Começo a desconfiar da existência de um espírito da Mostra que acha que preciso me alimentar direito e por isso cancela sessões nos dias em que eu achei que podia ver cinco filmes e comer era dispensável. Mas se o espírito cancelou uma sessão à tarde e me permitiu o almoço, também fez Amos Gitai aparecer na sessão e o trajeto Conjunto Nacional-Frei Caneca teve que ser feito em corrida desenfreada.

Les Garçons et Guillaume, à Table – O filme é uma adaptação da peça que Guillaume Gallienne, membro da Comédie Française, escreveu e montou em 2008. O roteiro autobiográfico fala de um garoto que precisa encontrar sua própria sexualidade em uma família que, para o bem ou para o mal, decidiu que ele é definitivamente gay.

A sinceridade de Guillaume, que não hesita em expor qualquer neurose, desarma e cativa. Quase como um Woody Allen francês, ele não tem medo de parecer perturbado e, fazendo o papel de si mesmo e de sua mãe, cria um daqueles desajustados adoráveis do cinema. Apesar das peculiaridades do senso de humor francês o filme é bastante divertido, leve e, ao mesmo tempo, contundente ao tratar de questões de gênero, sexualidade e a fluidez de tudo isso.

Child’s Pose – O vencedor do Urso de Ouro de Berlim deste ano vem da Romênia, como diversos filmes ganhadores dos prêmios importantes dos últimos anos. Mas ao invés de olhar para os anos do comunismo, ou para a massa de miseráveis que o fim do regime deixou, o filme de Calin Peter Netzer retrata a classe alta contemporânea de Bucareste.

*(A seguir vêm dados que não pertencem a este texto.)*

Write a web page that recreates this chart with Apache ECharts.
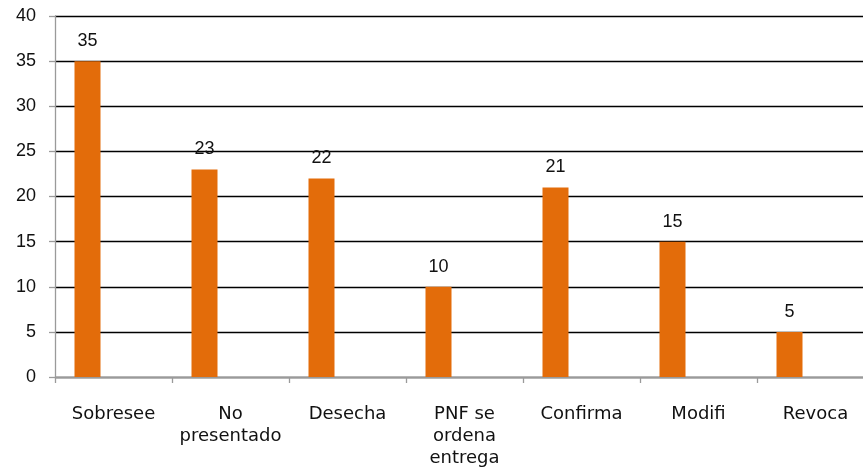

Uma noite, Barbu atropela e mata um garoto de 14 anos com seu Audi. Ele pode ser condenado por homicídio ou liberado sob o entendimento que tudo não passou de um acidente, seu destino depende da única testemunha do caso e do desejo da família do menino morto. Diante dessa possibilidade, sua mãe, Cornelia, fará de tudo para livrar o filho.

A corrupção da Romênia é certamente um tema, mas não é o foco central do longa. É Cornelia que comanda o filme, sua personalidade dominadora que é ao mesmo tempo opressiva e fascinante funciona como um centro ao redor do qual orbitam os outros personagens, através de seus olhos vemos a relação de Barbu com a mulher e uma constituição familiar tão disfuncional quanto comum. Child’s Pose é um filme denso e extremamente bem feito, um drama familiar particularmente bem atuado.

Ana Arabia – Após ter problemas com o governo israelense e ter passado os anos seguintes trabalhando na França, Amos Gitai retorna a Israel. Ana Arabia é composto de apenas um plano sequência, de 82 minutos, e acompanha Yael, uma jornalista em busca de uma história em uma espécie de favela onde árabes e judeus convivem pacificamente.

Mais precisamente ela vai conversar com os familiares de uma sobrevivente de Auschwitz que converteu-se ao islamismo. Yael caminha pela comunidade e conversa com o viúvo, a filha e a nora de seu objeto, ouve histórias, conversa sobre concretudes e abstrações. Nada acontece, exceto a convivência pacífica daqueles que ninguém acredita que possam conviver. De uma delicadeza única, Ana Arabia é um pequeno manifesto pela paz.

Tom na Fazenda – Em 2009, com apenas 20 anos, Xavier Dolan dirigiu Eu Matei Minha Mãe, misto de autobiografia e ficção que foi o candidato do Canadá ao Oscar de melhor filme estrangeiro daquele ano. Seu primeiro filme era problemático, mas inegavelmente original e criativo. Desde então, Dolan vem amadurecendo visivelmente como cineasta e torna-se interessante acompanhá-lo enquanto sua linguagem se constitui.

Seu filme mais recente é, em termos de linguagem, direção e montagem, extremamente maduro. Há planos belíssimos e construções interessantes, opções estéticas arriscadas, mas que Dolan, hoje, sabe fazer funcionar. Aos 25 anos, o canadense é um diretor estabelecido. Entretanto, ao abandonar as anedotas autobiográficas (ele dirigiu também o bom, e bastante pessoal, Amores Imaginários) e tentar enveredar por uma narrativa complexa e tortuosa, ele acaba com um roteiro esburacado.

Tom vai para a fazenda da mãe de seu namorado morto recentemente, como ou por que o espectador nunca fica sabendo, e lá se envolve com o complicado irmão mais velho de Guillaume. O filme consegue construir tensão, mas não contar efetivamente uma história: falta profundidade aos personagens, Dolan apenas passeia por eles e joga elementos que nunca se articulam em um retrato coerente. No final é um filme bem dirigido, mas com falhas demais no roteiro.